Quite the contrary, the entire book she fights with her friends because they try to start a movement by using the official channels and work on changing things in a sensible manner, at times she’s downright rude to her mother and to be entirely honest here, she hung out with her aunt Pooh who is a drug dealer (I know she loved her aunt but she was still a drug dealer who obviously did real shady stuff on a regular basis) and even worse she told her aunt about the gang members, knowing exactly how she would react. What did she expect? That aunt Pooh would go to them and ask them nicely? Gangs don’t do things the nice way; it always ends in blood. No one can tell me that Bri wasn’t aware of the consequences this would entail and yet she still did it. I know a lot of people will disagree on this with me but it felt that way while I read the book and this is my opinion. You don’t have to like it or to agree with it, I just want you to respect it.

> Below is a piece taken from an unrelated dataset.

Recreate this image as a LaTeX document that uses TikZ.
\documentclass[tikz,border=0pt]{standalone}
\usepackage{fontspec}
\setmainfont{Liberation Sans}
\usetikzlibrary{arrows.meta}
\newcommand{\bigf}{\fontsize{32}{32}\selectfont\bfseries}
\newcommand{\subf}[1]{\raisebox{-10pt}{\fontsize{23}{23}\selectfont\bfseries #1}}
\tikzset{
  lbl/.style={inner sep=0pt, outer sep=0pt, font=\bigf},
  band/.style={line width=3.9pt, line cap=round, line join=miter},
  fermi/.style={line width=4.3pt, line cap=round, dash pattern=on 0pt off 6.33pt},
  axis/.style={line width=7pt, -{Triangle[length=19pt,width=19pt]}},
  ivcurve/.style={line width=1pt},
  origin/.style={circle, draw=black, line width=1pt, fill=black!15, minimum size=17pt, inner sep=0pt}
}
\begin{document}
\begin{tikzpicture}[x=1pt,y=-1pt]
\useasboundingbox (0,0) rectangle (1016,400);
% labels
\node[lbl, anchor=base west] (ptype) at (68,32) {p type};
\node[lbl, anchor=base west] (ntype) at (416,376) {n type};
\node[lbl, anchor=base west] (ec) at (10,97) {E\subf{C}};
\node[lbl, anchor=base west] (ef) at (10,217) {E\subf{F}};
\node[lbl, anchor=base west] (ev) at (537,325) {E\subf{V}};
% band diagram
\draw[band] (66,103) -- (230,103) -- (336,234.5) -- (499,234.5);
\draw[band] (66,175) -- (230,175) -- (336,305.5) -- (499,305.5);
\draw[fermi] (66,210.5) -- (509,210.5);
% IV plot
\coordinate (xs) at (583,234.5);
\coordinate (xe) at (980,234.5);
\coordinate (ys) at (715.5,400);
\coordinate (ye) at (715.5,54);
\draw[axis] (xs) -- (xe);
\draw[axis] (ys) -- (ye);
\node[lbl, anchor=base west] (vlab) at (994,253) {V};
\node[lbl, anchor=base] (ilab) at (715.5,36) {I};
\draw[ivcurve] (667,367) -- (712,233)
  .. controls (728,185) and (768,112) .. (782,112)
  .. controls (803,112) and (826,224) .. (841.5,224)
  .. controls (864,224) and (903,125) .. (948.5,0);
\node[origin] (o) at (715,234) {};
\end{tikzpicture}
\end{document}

”If I’m nothing else, I’m them, and they’re me.
That’s more than enough.”
All told this was a solid and good book! It tackled a lot of important topics and Angie Thomas did an excellent job at exploring them. She portrayed poverty, injustice and prejudices and conveyed the message that you should always make use of the power of your voice. Unfortunately for me Bri’s voice wasn’t as relatable and strong as Starr’s and I had quite some trouble to understand her actions. There happened so many things in here yet oddly enough I found myself not as emotionally engaged as I was when I read THUG. I guess we could always say it’s not the book it’s me and maybe that’s right, but maybe it’s not. 3,5 paws and a lot of mixed feelings on top.